"""

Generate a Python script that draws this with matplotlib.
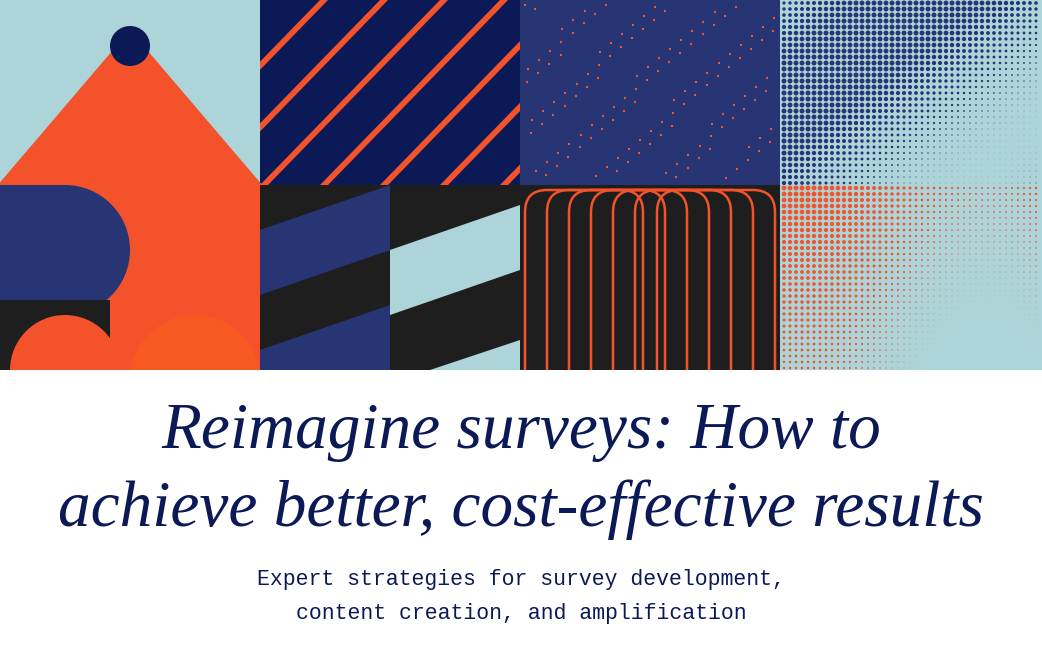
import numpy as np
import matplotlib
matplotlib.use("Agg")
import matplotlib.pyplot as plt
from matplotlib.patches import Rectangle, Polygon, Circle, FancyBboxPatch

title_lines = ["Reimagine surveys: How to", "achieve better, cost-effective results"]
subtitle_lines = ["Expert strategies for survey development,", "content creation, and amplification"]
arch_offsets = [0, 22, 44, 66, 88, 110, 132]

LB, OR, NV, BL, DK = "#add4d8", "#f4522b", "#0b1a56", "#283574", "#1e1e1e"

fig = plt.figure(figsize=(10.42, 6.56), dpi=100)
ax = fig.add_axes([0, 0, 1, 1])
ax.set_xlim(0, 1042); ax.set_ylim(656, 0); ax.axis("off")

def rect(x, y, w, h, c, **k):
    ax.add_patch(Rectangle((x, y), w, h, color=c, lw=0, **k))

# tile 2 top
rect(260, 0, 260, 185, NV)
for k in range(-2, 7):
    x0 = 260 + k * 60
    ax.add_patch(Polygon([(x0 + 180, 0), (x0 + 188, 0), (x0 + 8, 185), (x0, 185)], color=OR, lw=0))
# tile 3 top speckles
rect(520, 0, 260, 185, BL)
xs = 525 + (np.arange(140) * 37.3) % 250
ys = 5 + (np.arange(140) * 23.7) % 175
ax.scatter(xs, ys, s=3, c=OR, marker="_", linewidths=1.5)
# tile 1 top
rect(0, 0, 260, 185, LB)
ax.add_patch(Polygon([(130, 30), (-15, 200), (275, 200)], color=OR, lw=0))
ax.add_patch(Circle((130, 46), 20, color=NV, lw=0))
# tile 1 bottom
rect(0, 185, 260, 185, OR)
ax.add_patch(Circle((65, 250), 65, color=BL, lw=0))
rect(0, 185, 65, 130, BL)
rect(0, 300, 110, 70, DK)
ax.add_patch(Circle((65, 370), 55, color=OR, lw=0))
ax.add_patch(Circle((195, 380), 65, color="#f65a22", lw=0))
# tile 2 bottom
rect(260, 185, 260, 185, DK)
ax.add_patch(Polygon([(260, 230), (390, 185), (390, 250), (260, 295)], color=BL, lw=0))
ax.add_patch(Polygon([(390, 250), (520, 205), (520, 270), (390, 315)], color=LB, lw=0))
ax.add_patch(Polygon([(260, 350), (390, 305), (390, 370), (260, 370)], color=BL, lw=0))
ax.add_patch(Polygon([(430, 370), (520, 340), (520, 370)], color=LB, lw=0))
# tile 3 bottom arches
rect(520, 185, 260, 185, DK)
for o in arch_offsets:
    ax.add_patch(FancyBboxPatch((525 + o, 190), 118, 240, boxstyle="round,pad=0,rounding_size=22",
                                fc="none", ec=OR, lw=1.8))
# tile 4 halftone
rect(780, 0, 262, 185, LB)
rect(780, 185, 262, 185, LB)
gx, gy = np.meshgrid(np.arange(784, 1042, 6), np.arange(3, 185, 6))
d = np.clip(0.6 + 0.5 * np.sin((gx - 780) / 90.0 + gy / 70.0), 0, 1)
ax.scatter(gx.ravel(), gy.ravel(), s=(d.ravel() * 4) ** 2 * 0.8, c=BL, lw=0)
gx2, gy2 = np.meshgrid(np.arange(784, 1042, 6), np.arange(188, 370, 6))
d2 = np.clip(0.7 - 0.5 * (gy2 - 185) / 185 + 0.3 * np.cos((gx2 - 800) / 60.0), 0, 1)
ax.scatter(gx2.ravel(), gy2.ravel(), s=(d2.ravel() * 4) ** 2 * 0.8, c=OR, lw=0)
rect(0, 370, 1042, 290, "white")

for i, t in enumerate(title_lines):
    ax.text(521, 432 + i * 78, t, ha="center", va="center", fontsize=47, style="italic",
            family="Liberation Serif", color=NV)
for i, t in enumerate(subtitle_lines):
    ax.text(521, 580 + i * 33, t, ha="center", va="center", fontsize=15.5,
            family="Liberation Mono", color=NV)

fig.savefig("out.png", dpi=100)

"""

__What this task involves__
Pictures are excluded; extract exactly the lines from the start of the data through the line that holds "LB, OR, NV, BL, DK", both ends included.

__The result__
Generate a Python script that draws this with matplotlib.
import numpy as np
import matplotlib
matplotlib.use("Agg")
import matplotlib.pyplot as plt
from matplotlib.patches import Rectangle, Polygon, Circle, FancyBboxPatch

title_lines = ["Reimagine surveys: How to", "achieve better, cost-effective results"]
subtitle_lines = ["Expert strategies for survey development,", "content creation, and amplification"]
arch_offsets = [0, 22, 44, 66, 88, 110, 132]

LB, OR, NV, BL, DK = "#add4d8", "#f4522b", "#0b1a56", "#283574", "#1e1e1e"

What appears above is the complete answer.